Uma nova geração, segundo especialistas, demora 40 anos para se formar. Talvez seja esse o tempo médio da vigência das cotas na visão da juíza. Hoje, segundo a AMB, menos de um por cento dos juízes são negros. "Eu quero viver o suficiente para ver os negros no primeiro escalão do Judiciário e também ministros da Fazenda, da Educação, de Relações Exteriores, Embaixadores e Procuradores negros. Essa revolução, inclusive na magistratura, só se dará por meio da educação. Nós temos muitos outros Joaquins Barbosas, em várias áreas, esquecidos nesse imenso Brasil".

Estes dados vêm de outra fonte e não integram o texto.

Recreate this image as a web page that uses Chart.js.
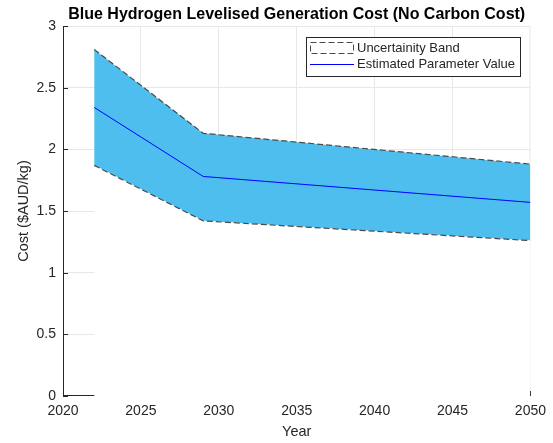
<!DOCTYPE html>
<html>
<head>
<meta charset="utf-8">
<script src="https://cdn.jsdelivr.net/npm/chart.js@4/dist/chart.umd.min.js"></script>
<style>
  html, body { margin: 0; padding: 0; background: #fff; }
  #c { display: block; }
</style>
</head>
<body>
<canvas id="c" width="553" height="443"></canvas>
<script>
// Blue hydrogen levelised cost projection (no carbon cost), $AUD/kg
const years = [2022, 2029, 2050];
const upperBound = [2.81, 2.13, 1.88];
const estimate = [2.34, 1.78, 1.57];
const lowerBound = [1.87, 1.42, 1.26];

const xTickLabels = ['2020', '2025', '2030', '2035', '2040', '2045', '2050'];
const yTickLabels = ['0', '0.5', '1', '1.5', '2', '2.5', '3'];

const seriesNames = ['Uncertainity Band', 'Estimated Parameter Value'];

const FONT = 'Liberation Sans, Arial, Helvetica, sans-serif';
const INK = '#262626';
const GRID = '#e8e8e8';
const BAND = '#4DBEEE';
const EDGE = '#4a4a4a';
const LINE = '#0000ff';

const pts = (vals) => years.map((y, i) => ({ x: y, y: vals[i] }));

// Axis pieces drawn under the datasets so the white area below the band hides them:
// the bottom axis line, the right-edge grid line and small inward tick marks.
const underlay = {
  id: 'underlay',
  beforeDatasetsDraw(chart) {
    const { ctx, chartArea: a, scales: { x, y } } = chart;
    ctx.save();
    ctx.lineWidth = 1;

    ctx.strokeStyle = GRID;
    ctx.beginPath();
    ctx.moveTo(a.right - 0.5, a.top);
    ctx.lineTo(a.right - 0.5, a.bottom);
    ctx.stroke();

    ctx.strokeStyle = INK;
    ctx.beginPath();
    ctx.moveTo(a.left, a.bottom - 0.5);
    ctx.lineTo(a.right, a.bottom - 0.5);
    y.ticks.forEach(t => {
      const py = Math.round(y.getPixelForValue(t.value)) + 0.5;
      ctx.moveTo(a.left, py);
      ctx.lineTo(a.left + 5, py);
    });
    x.ticks.forEach(t => {
      const px = Math.round(x.getPixelForValue(t.value)) + 0.5;
      ctx.moveTo(px, a.bottom);
      ctx.lineTo(px, a.bottom - 5);
    });
    ctx.stroke();
    ctx.restore();
  }
};

// Boxed legend in the upper right of the plot
const boxLegend = {
  id: 'boxLegend',
  afterDraw(chart) {
    const { ctx } = chart;
    const bx = 306.5, by = 37.5, bw = 214, bh = 39;
    ctx.save();
    ctx.fillStyle = '#fff';
    ctx.fillRect(bx, by, bw, bh);
    ctx.strokeStyle = INK;
    ctx.lineWidth = 1;
    ctx.strokeRect(bx, by, bw, bh);

    // band sample: dashed outline
    ctx.setLineDash([6, 3]);
    ctx.strokeStyle = EDGE;
    ctx.strokeRect(310.5, 42.5, 43, 11);
    ctx.setLineDash([]);

    // estimate sample: solid line
    ctx.strokeStyle = LINE;
    ctx.beginPath();
    ctx.moveTo(310, 64.5);
    ctx.lineTo(354, 64.5);
    ctx.stroke();

    ctx.fillStyle = INK;
    ctx.font = '13px ' + FONT;
    ctx.textBaseline = 'middle';
    ctx.textAlign = 'left';
    ctx.fillText(seriesNames[0], 357, 48.5);
    ctx.fillText(seriesNames[1], 357, 64.5);
    ctx.restore();
  }
};

new Chart(document.getElementById('c'), {
  type: 'line',
  data: {
    datasets: [
      {
        label: seriesNames[1],
        data: pts(estimate),
        borderColor: LINE,
        borderWidth: 1,
        pointRadius: 0,
        fill: false,
        order: 1
      },
      {
        label: seriesNames[0],
        data: pts(upperBound),
        borderColor: EDGE,
        borderWidth: 1.2,
        borderDash: [6, 3],
        pointRadius: 0,
        backgroundColor: BAND,
        fill: { target: 2 },
        order: 3
      },
      {
        label: 'lower',
        data: pts(lowerBound),
        borderColor: EDGE,
        borderWidth: 1.2,
        borderDash: [6, 3],
        pointRadius: 0,
        backgroundColor: '#ffffff',
        fill: 'origin',
        order: 2
      }
    ]
  },
  options: {
    responsive: false,
    animation: false,
    devicePixelRatio: 1,
    layout: { padding: { left: 0, right: 21, top: 0, bottom: 0 } },
    plugins: {
      legend: { display: false },
      tooltip: { enabled: false },
      title: {
        display: true,
        fullSize: false,
        text: 'Blue Hydrogen Levelised Generation Cost (No Carbon Cost)',
        color: '#000',
        font: { family: FONT, size: 16, weight: 'bold', lineHeight: 1.2 },
        padding: { top: 4.5, bottom: 2.3 }
      }
    },
    scales: {
      x: {
        type: 'linear',
        min: 2020,
        max: 2050,
        afterFit: s => { s.height = 47; },
        grid: {
          color: c => (c.tick && c.tick.value === 2050) ? 'rgba(0,0,0,0)' : GRID,
          lineWidth: 1,
          drawTicks: false
        },
        border: { display: false },
        ticks: {
          stepSize: 5,
          padding: 7,
          color: INK,
          font: { family: FONT, size: 14 },
          maxRotation: 0,
          callback: (v) => xTickLabels[Math.round((v - 2020) / 5)] ?? ''
        },
        title: {
          display: true,
          text: 'Year',
          color: INK,
          font: { family: FONT, size: 14.5 },
          padding: { top: 0, bottom: 2 }
        }
      },
      y: {
        min: 0,
        max: 3,
        afterFit: s => { s.width = 63; },
        grid: {
          color: c => (c.tick && c.tick.value === 0) ? 'rgba(0,0,0,0)' : GRID,
          lineWidth: 1,
          drawTicks: false
        },
        border: { display: true, color: INK, width: 1 },
        ticks: {
          stepSize: 0.5,
          padding: 7,
          color: INK,
          font: { family: FONT, size: 14 },
          callback: (v) => yTickLabels[Math.round(v / 0.5)] ?? ''
        },
        title: {
          display: true,
          text: 'Cost ($AUD/kg)',
          color: INK,
          font: { family: FONT, size: 14.5 },
          padding: { top: 15, bottom: 0 }
        }
      }
    }
  },
  plugins: [underlay, boxLegend]
});
</script>
</body>
</html>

"O meu sonho? Queria apenas continuar trabalhando para incentivar as pessoas negras e mais pobres a lutarem por seus direitos. Não tenho pretensões de ser uma justiceira, mas me sinto um pouco mãe dessa gente. E mãe, por natureza, cuida. Eu tenho um filho, negro, que é promotor de justiça em Sergipe, mas muitos da periferia também me chamam de mãe".

É com esse sentimento que aquela mulher de aparência frágil enfrenta o preconceito, com a força de Xangô (orixá da justiça), e vai caminhando por um Brasil tortuoso que nega o espelho ao se enxergar, equivocadamente, como branco caucasiano. "O nosso país não é só branco, como também não é só negro. Mas um dia ainda vão entender isso. Tenho muita fé nisso. Por isso, vou caminhando e abraçando todo mundo, afinal meu coração é muito grande e não se cansa de ter esperança".